=== DATASET EXCERPT ===
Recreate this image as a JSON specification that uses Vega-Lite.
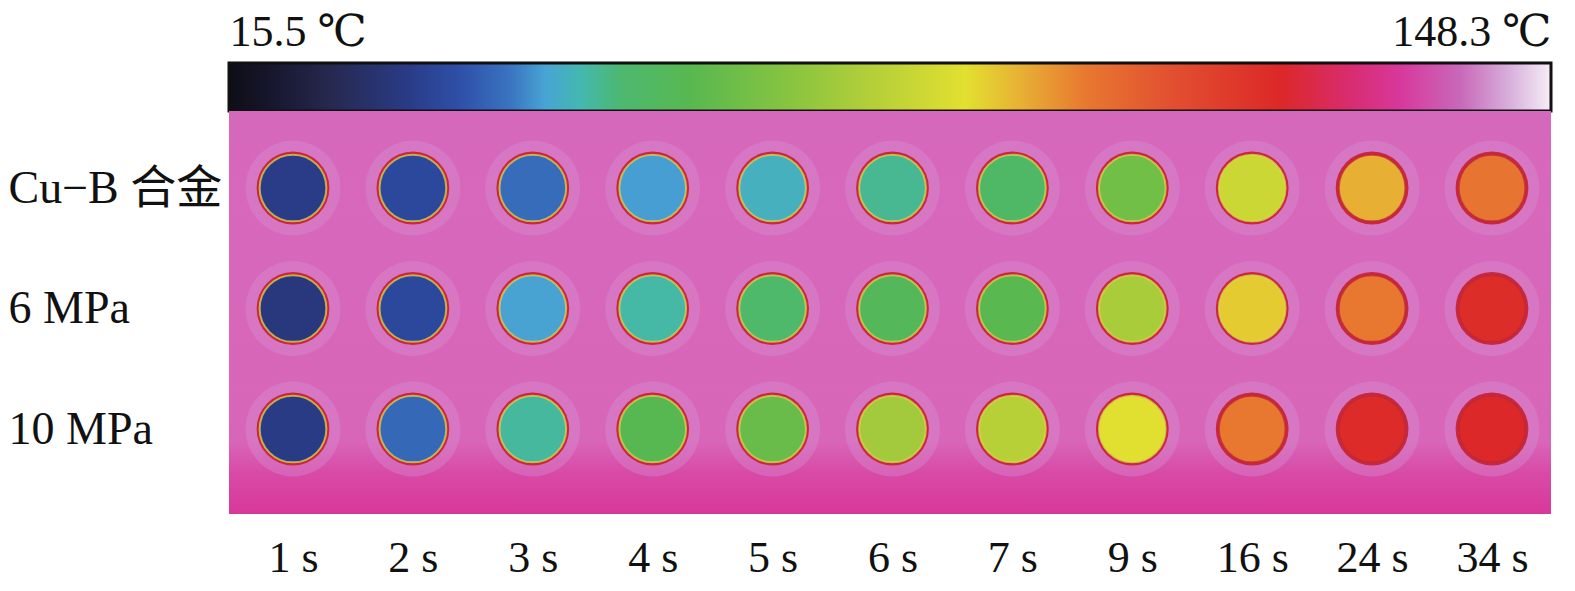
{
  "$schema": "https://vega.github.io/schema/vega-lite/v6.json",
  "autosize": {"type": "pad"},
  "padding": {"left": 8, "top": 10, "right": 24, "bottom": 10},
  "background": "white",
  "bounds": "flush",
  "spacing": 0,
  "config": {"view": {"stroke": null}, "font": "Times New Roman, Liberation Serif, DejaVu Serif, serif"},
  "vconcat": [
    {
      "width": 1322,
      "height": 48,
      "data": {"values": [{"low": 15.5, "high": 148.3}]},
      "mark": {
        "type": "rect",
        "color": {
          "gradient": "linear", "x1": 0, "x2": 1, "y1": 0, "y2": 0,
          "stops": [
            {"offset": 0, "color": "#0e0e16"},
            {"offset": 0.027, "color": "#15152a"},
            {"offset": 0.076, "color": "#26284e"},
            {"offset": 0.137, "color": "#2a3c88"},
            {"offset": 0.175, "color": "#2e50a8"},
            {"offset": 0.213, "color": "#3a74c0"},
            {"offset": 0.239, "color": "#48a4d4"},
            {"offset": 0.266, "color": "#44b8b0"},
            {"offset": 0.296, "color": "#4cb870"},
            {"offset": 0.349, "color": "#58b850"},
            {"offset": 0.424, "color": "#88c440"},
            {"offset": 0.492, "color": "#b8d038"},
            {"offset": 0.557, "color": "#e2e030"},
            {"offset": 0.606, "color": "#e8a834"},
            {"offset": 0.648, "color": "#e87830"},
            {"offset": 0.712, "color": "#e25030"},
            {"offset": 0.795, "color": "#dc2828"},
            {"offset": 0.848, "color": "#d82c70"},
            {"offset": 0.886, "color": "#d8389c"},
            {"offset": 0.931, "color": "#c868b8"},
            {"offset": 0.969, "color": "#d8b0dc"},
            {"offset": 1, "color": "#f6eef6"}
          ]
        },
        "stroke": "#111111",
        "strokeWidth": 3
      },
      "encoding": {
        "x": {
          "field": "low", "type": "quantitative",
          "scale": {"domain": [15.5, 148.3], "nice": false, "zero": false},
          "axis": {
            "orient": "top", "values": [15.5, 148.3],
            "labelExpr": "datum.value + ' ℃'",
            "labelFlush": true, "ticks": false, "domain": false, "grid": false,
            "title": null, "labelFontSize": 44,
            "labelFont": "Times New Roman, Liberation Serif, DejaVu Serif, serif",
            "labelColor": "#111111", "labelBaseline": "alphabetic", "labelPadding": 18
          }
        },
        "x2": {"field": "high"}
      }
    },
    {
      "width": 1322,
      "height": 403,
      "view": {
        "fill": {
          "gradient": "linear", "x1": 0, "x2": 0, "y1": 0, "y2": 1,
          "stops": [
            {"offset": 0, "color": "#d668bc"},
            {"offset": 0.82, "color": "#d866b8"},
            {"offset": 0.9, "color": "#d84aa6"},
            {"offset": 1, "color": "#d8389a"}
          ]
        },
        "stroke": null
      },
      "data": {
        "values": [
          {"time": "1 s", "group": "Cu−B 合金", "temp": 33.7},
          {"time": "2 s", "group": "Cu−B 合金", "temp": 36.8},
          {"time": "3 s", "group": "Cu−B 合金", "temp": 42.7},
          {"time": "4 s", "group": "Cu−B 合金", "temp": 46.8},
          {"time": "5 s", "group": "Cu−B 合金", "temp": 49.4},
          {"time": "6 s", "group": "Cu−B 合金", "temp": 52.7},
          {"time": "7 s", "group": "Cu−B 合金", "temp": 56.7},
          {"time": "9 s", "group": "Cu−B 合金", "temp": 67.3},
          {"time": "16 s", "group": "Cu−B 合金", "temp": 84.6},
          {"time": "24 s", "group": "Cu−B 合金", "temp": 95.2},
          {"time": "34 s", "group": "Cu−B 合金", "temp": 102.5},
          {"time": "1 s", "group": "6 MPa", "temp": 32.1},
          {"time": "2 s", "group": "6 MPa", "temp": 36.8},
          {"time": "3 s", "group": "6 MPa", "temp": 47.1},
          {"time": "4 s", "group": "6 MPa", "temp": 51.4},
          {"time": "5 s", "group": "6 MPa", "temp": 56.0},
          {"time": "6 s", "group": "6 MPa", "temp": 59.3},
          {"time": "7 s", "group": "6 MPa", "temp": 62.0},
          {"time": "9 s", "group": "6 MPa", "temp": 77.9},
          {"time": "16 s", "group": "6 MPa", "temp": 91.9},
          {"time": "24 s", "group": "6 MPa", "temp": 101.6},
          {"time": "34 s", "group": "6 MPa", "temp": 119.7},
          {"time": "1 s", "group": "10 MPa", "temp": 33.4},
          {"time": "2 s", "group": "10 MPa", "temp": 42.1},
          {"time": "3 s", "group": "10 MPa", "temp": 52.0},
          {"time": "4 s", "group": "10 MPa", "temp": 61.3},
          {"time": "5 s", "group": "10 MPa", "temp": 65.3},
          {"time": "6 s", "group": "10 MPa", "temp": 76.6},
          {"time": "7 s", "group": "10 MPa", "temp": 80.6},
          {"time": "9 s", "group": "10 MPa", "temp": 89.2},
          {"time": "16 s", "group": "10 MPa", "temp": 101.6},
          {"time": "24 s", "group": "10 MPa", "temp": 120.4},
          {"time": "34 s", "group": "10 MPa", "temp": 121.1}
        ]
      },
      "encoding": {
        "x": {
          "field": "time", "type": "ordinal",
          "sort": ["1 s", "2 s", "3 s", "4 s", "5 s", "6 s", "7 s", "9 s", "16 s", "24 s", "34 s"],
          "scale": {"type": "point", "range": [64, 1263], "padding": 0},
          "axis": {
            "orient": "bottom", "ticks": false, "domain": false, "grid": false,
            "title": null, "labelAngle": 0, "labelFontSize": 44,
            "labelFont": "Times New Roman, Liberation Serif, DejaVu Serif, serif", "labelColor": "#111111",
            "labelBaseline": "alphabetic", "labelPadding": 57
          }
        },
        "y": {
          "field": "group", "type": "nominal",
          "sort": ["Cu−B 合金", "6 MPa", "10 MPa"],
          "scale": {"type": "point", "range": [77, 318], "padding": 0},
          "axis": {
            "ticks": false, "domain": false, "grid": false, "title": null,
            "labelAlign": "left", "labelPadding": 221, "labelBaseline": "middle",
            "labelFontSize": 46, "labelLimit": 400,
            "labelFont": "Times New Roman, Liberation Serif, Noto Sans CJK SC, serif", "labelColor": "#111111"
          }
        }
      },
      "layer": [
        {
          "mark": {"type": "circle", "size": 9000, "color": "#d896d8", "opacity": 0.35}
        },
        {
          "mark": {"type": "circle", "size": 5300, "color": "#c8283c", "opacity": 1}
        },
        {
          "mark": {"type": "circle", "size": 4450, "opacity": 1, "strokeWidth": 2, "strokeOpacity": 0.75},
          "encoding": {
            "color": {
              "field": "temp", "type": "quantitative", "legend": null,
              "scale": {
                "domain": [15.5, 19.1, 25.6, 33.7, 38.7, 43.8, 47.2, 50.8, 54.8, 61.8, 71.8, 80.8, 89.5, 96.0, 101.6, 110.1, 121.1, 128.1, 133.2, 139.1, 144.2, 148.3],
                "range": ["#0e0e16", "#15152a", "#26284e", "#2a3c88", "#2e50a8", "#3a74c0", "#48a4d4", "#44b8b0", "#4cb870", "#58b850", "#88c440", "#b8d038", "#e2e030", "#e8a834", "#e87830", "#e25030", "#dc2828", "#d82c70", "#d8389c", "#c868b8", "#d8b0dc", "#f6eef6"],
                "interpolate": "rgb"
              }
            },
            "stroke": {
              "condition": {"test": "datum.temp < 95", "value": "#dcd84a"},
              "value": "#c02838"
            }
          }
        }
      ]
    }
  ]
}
===
* EXERCISE OBJECTIVE *
Repeat the material verbatim. Do not carry over any picture.

* FINAL RESULT *
Recreate this image as a JSON specification that uses Vega-Lite.
{
  "$schema": "https://vega.github.io/schema/vega-lite/v6.json",
  "autosize": {"type": "pad"},
  "padding": {"left": 8, "top": 10, "right": 24, "bottom": 10},
  "background": "white",
  "bounds": "flush",
  "spacing": 0,
  "config": {"view": {"stroke": null}, "font": "Times New Roman, Liberation Serif, DejaVu Serif, serif"},
  "vconcat": [
    {
      "width": 1322,
      "height": 48,
      "data": {"values": [{"low": 15.5, "high": 148.3}]},
      "mark": {
        "type": "rect",
        "color": {
          "gradient": "linear", "x1": 0, "x2": 1, "y1": 0, "y2": 0,
          "stops": [
            {"offset": 0, "color": "#0e0e16"},
            {"offset": 0.027, "color": "#15152a"},
            {"offset": 0.076, "color": "#26284e"},
            {"offset": 0.137, "color": "#2a3c88"},
            {"offset": 0.175, "color": "#2e50a8"},
            {"offset": 0.213, "color": "#3a74c0"},
            {"offset": 0.239, "color": "#48a4d4"},
            {"offset": 0.266, "color": "#44b8b0"},
            {"offset": 0.296, "color": "#4cb870"},
            {"offset": 0.349, "color": "#58b850"},
            {"offset": 0.424, "color": "#88c440"},
            {"offset": 0.492, "color": "#b8d038"},
            {"offset": 0.557, "color": "#e2e030"},
            {"offset": 0.606, "color": "#e8a834"},
            {"offset": 0.648, "color": "#e87830"},
            {"offset": 0.712, "color": "#e25030"},
            {"offset": 0.795, "color": "#dc2828"},
            {"offset": 0.848, "color": "#d82c70"},
            {"offset": 0.886, "color": "#d8389c"},
            {"offset": 0.931, "color": "#c868b8"},
            {"offset": 0.969, "color": "#d8b0dc"},
            {"offset": 1, "color": "#f6eef6"}
          ]
        },
        "stroke": "#111111",
        "strokeWidth": 3
      },
      "encoding": {
        "x": {
          "field": "low", "type": "quantitative",
          "scale": {"domain": [15.5, 148.3], "nice": false, "zero": false},
          "axis": {
            "orient": "top", "values": [15.5, 148.3],
            "labelExpr": "datum.value + ' ℃'",
            "labelFlush": true, "ticks": false, "domain": false, "grid": false,
            "title": null, "labelFontSize": 44,
            "labelFont": "Times New Roman, Liberation Serif, DejaVu Serif, serif",
            "labelColor": "#111111", "labelBaseline": "alphabetic", "labelPadding": 18
          }
        },
        "x2": {"field": "high"}
      }
    },
    {
      "width": 1322,
      "height": 403,
      "view": {
        "fill": {
          "gradient": "linear", "x1": 0, "x2": 0, "y1": 0, "y2": 1,
          "stops": [
            {"offset": 0, "color": "#d668bc"},
            {"offset": 0.82, "color": "#d866b8"},
            {"offset": 0.9, "color": "#d84aa6"},
            {"offset": 1, "color": "#d8389a"}
          ]
        },
        "stroke": null
      },
      "data": {
        "values": [
          {"time": "1 s", "group": "Cu−B 合金", "temp": 33.7},
          {"time": "2 s", "group": "Cu−B 合金", "temp": 36.8},
          {"time": "3 s", "group": "Cu−B 合金", "temp": 42.7},
          {"time": "4 s", "group": "Cu−B 合金", "temp": 46.8},
          {"time": "5 s", "group": "Cu−B 合金", "temp": 49.4},
          {"time": "6 s", "group": "Cu−B 合金", "temp": 52.7},
          {"time": "7 s", "group": "Cu−B 合金", "temp": 56.7},
          {"time": "9 s", "group": "Cu−B 合金", "temp": 67.3},
          {"time": "16 s", "group": "Cu−B 合金", "temp": 84.6},
          {"time": "24 s", "group": "Cu−B 合金", "temp": 95.2},
          {"time": "34 s", "group": "Cu−B 合金", "temp": 102.5},
          {"time": "1 s", "group": "6 MPa", "temp": 32.1},
          {"time": "2 s", "group": "6 MPa", "temp": 36.8},
          {"time": "3 s", "group": "6 MPa", "temp": 47.1},
          {"time": "4 s", "group": "6 MPa", "temp": 51.4},
          {"time": "5 s", "group": "6 MPa", "temp": 56.0},
          {"time": "6 s", "group": "6 MPa", "temp": 59.3},
          {"time": "7 s", "group": "6 MPa", "temp": 62.0},
          {"time": "9 s", "group": "6 MPa", "temp": 77.9},
          {"time": "16 s", "group": "6 MPa", "temp": 91.9},
          {"time": "24 s", "group": "6 MPa", "temp": 101.6},
          {"time": "34 s", "group": "6 MPa", "temp": 119.7},
          {"time": "1 s", "group": "10 MPa", "temp": 33.4},
          {"time": "2 s", "group": "10 MPa", "temp": 42.1},
          {"time": "3 s", "group": "10 MPa", "temp": 52.0},
          {"time": "4 s", "group": "10 MPa", "temp": 61.3},
          {"time": "5 s", "group": "10 MPa", "temp": 65.3},
          {"time": "6 s", "group": "10 MPa", "temp": 76.6},
          {"time": "7 s", "group": "10 MPa", "temp": 80.6},
          {"time": "9 s", "group": "10 MPa", "temp": 89.2},
          {"time": "16 s", "group": "10 MPa", "temp": 101.6},
          {"time": "24 s", "group": "10 MPa", "temp": 120.4},
          {"time": "34 s", "group": "10 MPa", "temp": 121.1}
        ]
      },
      "encoding": {
        "x": {
          "field": "time", "type": "ordinal",
          "sort": ["1 s", "2 s", "3 s", "4 s", "5 s", "6 s", "7 s", "9 s", "16 s", "24 s", "34 s"],
          "scale": {"type": "point", "range": [64, 1263], "padding": 0},
          "axis": {
            "orient": "bottom", "ticks": false, "domain": false, "grid": false,
            "title": null, "labelAngle": 0, "labelFontSize": 44,
            "labelFont": "Times New Roman, Liberation Serif, DejaVu Serif, serif", "labelColor": "#111111",
            "labelBaseline": "alphabetic", "labelPadding": 57
          }
        },
        "y": {
          "field": "group", "type": "nominal",
          "sort": ["Cu−B 合金", "6 MPa", "10 MPa"],
          "scale": {"type": "point", "range": [77, 318], "padding": 0},
          "axis": {
            "ticks": false, "domain": false, "grid": false, "title": null,
            "labelAlign": "left", "labelPadding": 221, "labelBaseline": "middle",
            "labelFontSize": 46, "labelLimit": 400,
            "labelFont": "Times New Roman, Liberation Serif, Noto Sans CJK SC, serif", "labelColor": "#111111"
          }
        }
      },
      "layer": [
        {
          "mark": {"type": "circle", "size": 9000, "color": "#d896d8", "opacity": 0.35}
        },
        {
          "mark": {"type": "circle", "size": 5300, "color": "#c8283c", "opacity": 1}
        },
        {
          "mark": {"type": "circle", "size": 4450, "opacity": 1, "strokeWidth": 2, "strokeOpacity": 0.75},
          "encoding": {
            "color": {
              "field": "temp", "type": "quantitative", "legend": null,
              "scale": {
                "domain": [15.5, 19.1, 25.6, 33.7, 38.7, 43.8, 47.2, 50.8, 54.8, 61.8, 71.8, 80.8, 89.5, 96.0, 101.6, 110.1, 121.1, 128.1, 133.2, 139.1, 144.2, 148.3],
                "range": ["#0e0e16", "#15152a", "#26284e", "#2a3c88", "#2e50a8", "#3a74c0", "#48a4d4", "#44b8b0", "#4cb870", "#58b850", "#88c440", "#b8d038", "#e2e030", "#e8a834", "#e87830", "#e25030", "#dc2828", "#d82c70", "#d8389c", "#c868b8", "#d8b0dc", "#f6eef6"],
                "interpolate": "rgb"
              }
            },
            "stroke": {
              "condition": {"test": "datum.temp < 95", "value": "#dcd84a"},
              "value": "#c02838"
            }
          }
        }
      ]
    }
  ]
}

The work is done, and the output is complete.